START Material provided

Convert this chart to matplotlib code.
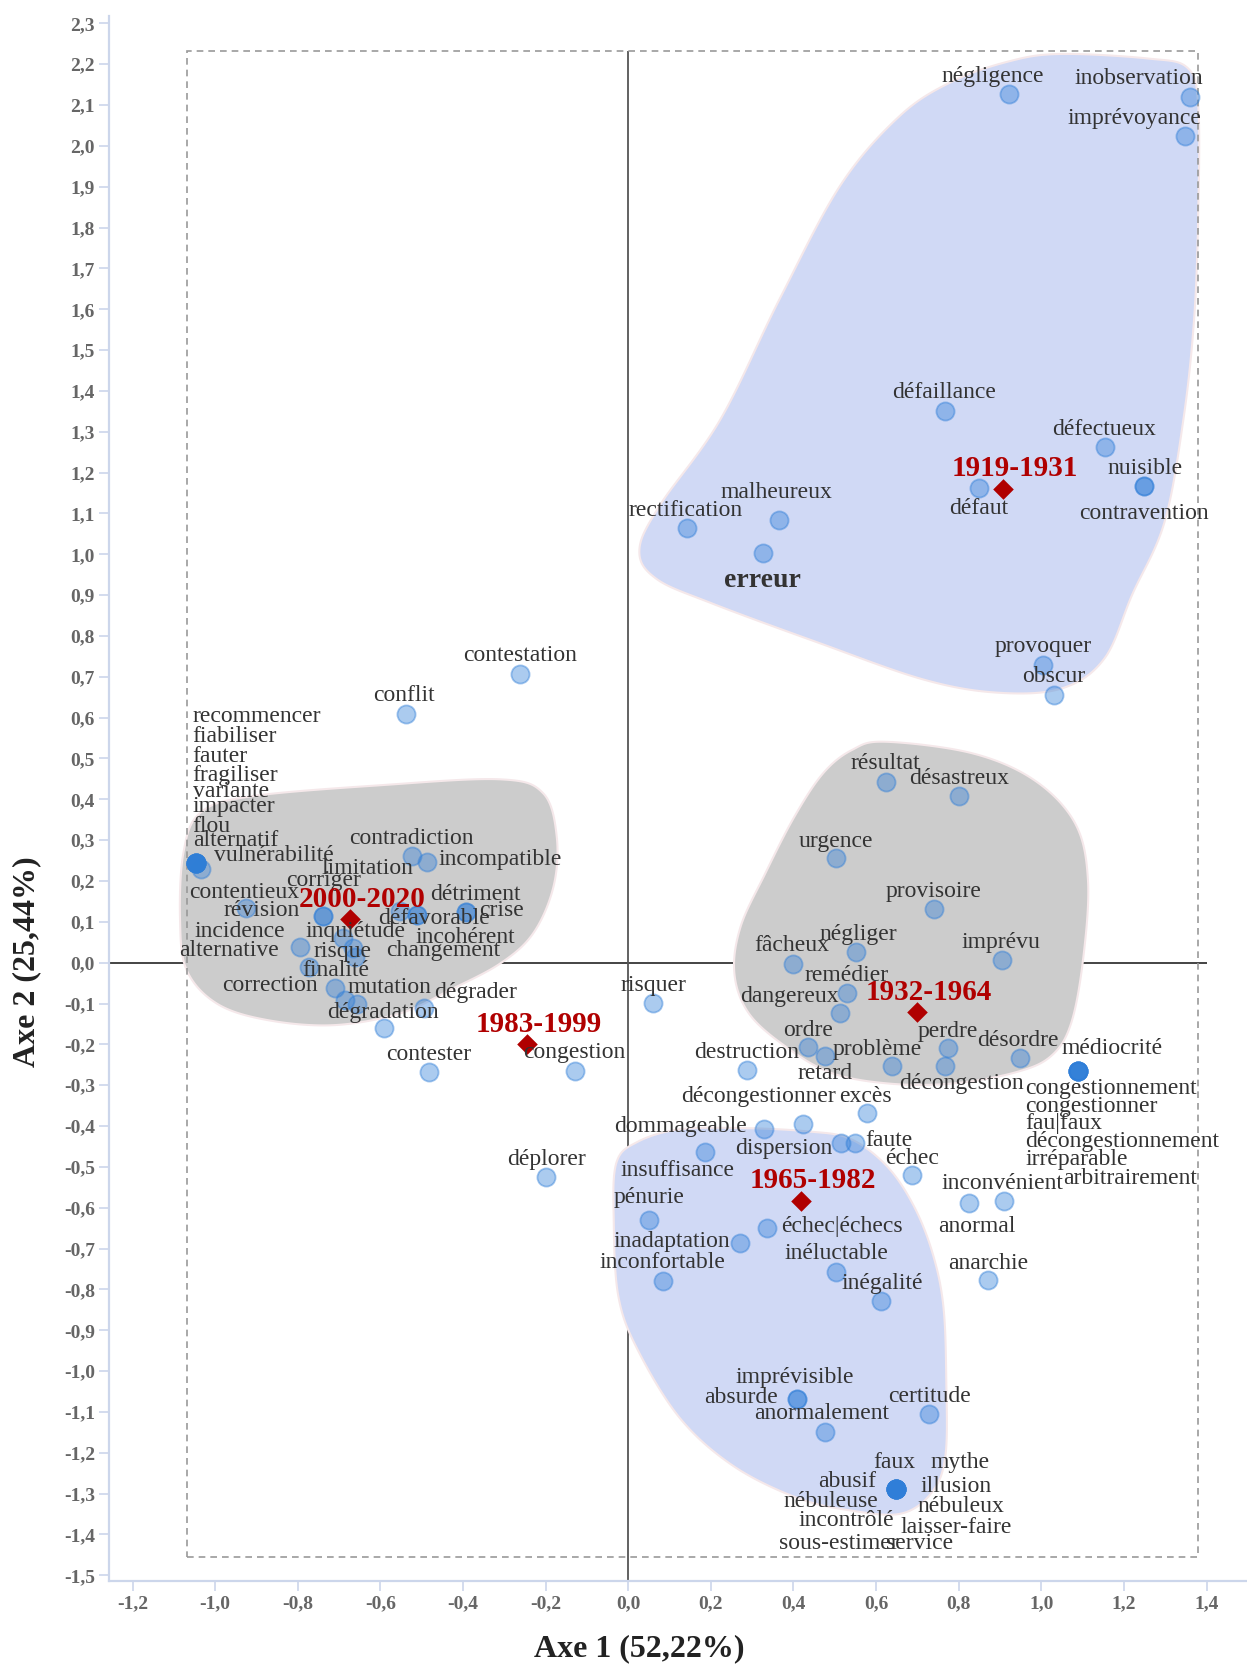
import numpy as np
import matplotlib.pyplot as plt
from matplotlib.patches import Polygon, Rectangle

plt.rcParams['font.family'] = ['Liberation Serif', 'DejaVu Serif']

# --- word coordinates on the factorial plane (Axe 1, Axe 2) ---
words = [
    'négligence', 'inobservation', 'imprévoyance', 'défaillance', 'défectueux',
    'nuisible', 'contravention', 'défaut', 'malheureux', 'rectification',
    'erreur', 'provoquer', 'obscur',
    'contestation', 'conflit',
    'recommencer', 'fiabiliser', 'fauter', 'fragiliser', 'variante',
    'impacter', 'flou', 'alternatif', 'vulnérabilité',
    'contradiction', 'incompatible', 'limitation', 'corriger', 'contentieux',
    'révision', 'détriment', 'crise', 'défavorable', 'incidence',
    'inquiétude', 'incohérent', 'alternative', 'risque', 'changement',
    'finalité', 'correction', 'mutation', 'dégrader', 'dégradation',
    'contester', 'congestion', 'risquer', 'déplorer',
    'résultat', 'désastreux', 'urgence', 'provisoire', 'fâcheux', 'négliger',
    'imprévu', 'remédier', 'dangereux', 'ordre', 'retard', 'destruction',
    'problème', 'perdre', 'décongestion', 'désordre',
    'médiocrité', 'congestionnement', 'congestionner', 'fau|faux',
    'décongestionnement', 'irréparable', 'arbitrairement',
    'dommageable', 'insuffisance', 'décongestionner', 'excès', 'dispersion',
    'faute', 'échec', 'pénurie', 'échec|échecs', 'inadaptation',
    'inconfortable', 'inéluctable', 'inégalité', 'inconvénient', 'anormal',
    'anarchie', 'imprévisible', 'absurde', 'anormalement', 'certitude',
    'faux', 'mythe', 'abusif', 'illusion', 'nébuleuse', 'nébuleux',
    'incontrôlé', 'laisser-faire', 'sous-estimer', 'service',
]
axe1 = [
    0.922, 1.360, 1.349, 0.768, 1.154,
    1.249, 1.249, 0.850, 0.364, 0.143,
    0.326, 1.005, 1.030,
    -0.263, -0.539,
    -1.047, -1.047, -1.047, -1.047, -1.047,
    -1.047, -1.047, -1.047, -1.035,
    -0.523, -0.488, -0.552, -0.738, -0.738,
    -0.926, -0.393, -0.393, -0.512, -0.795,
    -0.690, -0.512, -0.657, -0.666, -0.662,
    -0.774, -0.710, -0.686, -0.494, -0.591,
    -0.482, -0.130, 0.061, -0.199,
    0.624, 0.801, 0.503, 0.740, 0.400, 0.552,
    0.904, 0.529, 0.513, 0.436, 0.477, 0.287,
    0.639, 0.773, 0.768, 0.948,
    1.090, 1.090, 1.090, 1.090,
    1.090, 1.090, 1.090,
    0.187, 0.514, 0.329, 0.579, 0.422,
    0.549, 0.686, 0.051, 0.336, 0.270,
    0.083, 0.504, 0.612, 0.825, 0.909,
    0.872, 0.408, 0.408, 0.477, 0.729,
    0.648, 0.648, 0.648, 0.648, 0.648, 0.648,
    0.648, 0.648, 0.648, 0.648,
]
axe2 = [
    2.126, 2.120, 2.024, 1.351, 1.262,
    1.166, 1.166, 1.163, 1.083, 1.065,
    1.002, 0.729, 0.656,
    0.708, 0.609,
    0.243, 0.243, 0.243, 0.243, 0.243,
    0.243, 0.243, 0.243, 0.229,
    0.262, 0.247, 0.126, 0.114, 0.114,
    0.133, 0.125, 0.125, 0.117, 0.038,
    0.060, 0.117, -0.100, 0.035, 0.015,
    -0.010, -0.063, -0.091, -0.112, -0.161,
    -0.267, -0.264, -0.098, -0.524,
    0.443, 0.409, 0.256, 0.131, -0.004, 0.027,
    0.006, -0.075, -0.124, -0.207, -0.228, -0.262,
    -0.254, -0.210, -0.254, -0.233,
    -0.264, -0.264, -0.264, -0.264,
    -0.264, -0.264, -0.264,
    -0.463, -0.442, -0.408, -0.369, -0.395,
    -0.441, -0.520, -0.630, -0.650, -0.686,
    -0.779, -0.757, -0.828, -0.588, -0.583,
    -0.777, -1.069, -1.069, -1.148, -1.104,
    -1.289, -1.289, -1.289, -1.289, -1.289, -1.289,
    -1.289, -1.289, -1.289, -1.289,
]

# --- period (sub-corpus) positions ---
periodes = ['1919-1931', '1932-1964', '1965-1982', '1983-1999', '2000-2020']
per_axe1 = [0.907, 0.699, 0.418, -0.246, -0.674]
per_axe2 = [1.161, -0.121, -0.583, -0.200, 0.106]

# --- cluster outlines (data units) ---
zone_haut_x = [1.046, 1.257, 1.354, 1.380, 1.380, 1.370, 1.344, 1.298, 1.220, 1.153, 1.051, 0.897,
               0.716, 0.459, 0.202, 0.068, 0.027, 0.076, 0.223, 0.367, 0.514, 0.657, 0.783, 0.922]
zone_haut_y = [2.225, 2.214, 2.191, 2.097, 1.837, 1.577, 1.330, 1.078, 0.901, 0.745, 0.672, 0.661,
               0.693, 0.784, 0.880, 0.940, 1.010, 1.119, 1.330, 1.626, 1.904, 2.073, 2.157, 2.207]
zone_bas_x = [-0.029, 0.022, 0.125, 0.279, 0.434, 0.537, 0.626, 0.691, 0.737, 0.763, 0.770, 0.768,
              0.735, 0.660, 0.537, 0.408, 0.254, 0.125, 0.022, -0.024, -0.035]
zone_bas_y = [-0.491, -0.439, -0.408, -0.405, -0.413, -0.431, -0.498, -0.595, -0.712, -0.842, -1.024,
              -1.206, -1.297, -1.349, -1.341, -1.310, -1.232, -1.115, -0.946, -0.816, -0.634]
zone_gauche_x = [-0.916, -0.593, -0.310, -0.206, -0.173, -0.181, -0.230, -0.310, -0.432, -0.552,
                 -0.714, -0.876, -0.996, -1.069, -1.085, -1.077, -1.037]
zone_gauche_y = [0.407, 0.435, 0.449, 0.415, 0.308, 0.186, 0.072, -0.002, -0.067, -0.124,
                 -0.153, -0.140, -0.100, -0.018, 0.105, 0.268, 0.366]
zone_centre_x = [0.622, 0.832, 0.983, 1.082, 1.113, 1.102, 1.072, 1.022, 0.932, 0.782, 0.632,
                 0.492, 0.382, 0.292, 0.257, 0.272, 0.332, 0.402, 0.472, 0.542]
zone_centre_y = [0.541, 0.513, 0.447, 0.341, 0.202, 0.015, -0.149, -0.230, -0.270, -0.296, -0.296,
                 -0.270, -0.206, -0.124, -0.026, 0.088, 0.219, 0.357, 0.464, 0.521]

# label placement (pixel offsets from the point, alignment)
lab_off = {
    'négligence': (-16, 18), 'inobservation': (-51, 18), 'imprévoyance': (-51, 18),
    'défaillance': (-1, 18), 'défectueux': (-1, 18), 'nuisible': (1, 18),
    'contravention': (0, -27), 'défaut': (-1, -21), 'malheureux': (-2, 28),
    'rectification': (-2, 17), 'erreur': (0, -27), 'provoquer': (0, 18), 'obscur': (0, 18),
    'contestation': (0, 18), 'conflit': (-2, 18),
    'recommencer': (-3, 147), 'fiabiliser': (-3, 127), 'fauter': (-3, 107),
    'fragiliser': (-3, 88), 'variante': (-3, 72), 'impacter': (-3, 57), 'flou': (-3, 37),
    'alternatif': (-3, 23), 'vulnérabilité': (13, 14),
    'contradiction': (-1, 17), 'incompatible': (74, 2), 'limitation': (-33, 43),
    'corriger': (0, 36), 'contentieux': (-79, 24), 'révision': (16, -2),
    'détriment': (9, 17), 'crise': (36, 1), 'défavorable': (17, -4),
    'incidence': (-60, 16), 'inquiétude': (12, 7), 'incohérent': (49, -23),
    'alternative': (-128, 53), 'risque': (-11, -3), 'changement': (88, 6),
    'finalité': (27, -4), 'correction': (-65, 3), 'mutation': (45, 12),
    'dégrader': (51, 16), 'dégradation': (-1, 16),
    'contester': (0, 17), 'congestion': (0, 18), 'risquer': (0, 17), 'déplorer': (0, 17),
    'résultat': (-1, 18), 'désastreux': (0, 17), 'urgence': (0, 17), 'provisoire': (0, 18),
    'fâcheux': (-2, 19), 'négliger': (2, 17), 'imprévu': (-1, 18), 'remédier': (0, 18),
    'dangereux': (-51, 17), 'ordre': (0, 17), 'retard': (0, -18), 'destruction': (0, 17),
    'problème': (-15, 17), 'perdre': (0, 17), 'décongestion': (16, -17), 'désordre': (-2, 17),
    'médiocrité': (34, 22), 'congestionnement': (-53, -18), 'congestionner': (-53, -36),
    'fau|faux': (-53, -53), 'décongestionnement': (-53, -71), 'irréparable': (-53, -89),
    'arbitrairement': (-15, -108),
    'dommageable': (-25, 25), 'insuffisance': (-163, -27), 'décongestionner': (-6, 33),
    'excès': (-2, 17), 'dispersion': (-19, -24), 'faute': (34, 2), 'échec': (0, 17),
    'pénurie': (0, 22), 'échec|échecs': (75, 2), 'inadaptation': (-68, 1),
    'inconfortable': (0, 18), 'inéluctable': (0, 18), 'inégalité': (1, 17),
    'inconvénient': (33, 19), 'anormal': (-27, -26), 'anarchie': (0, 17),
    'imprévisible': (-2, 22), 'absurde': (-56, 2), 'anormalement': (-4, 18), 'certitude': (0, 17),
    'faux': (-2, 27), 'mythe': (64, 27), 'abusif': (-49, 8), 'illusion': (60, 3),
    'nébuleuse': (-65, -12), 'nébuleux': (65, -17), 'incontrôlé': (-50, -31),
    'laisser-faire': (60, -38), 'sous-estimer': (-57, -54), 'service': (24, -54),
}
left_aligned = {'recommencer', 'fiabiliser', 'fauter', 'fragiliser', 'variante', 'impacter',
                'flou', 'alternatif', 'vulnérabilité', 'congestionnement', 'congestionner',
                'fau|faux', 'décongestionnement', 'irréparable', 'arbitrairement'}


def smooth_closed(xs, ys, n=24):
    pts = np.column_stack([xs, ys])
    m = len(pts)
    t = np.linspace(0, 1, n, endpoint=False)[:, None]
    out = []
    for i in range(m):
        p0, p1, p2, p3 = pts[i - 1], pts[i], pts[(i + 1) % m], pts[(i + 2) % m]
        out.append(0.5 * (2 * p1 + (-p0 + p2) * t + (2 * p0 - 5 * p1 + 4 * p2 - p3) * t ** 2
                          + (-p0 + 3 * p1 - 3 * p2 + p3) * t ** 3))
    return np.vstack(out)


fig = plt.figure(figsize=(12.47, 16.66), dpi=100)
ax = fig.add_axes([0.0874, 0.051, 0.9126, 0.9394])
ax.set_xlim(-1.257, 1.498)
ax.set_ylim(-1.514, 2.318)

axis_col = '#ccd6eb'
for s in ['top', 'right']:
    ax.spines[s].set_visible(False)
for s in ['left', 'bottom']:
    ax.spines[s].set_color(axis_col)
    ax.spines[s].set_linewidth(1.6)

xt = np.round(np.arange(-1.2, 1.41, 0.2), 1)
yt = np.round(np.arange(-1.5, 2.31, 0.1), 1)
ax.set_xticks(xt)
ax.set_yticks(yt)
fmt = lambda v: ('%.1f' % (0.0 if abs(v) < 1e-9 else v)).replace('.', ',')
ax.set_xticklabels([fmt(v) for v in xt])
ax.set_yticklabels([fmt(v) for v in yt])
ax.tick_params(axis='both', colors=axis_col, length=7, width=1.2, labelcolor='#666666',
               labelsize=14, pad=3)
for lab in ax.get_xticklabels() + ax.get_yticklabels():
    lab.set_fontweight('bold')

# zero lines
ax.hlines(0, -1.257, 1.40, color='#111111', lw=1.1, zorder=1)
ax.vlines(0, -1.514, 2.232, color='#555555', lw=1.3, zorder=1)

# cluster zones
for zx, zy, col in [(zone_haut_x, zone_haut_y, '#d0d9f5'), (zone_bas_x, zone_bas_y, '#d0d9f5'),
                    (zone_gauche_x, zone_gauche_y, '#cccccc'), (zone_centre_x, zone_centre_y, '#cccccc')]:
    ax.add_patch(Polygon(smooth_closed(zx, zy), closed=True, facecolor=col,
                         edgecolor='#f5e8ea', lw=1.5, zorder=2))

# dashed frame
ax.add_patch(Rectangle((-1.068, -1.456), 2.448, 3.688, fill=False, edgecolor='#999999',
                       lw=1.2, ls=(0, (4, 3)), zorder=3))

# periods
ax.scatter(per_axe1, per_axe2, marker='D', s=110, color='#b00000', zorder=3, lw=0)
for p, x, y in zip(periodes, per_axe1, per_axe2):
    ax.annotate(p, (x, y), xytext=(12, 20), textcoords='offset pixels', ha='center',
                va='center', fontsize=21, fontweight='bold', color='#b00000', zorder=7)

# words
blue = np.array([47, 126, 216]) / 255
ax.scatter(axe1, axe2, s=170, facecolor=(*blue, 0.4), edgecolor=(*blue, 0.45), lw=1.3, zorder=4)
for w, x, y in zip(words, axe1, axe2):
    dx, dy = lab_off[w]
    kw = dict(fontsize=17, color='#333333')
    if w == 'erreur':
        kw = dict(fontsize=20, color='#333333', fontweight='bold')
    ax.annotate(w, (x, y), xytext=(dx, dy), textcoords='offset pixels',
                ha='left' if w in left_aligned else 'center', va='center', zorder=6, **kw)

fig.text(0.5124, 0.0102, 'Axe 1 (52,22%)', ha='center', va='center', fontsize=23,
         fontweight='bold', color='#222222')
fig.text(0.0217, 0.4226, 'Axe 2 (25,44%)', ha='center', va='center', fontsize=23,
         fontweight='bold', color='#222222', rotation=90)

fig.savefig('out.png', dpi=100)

END Material provided

Write out an exact copy of the listing, first line through the line containing "plt.rcParams['font.family'] = ['Liberation", with the pictures left out.

Convert this chart to matplotlib code.
import numpy as np
import matplotlib.pyplot as plt
from matplotlib.patches import Polygon, Rectangle

plt.rcParams['font.family'] = ['Liberation Serif', 'DejaVu Serif']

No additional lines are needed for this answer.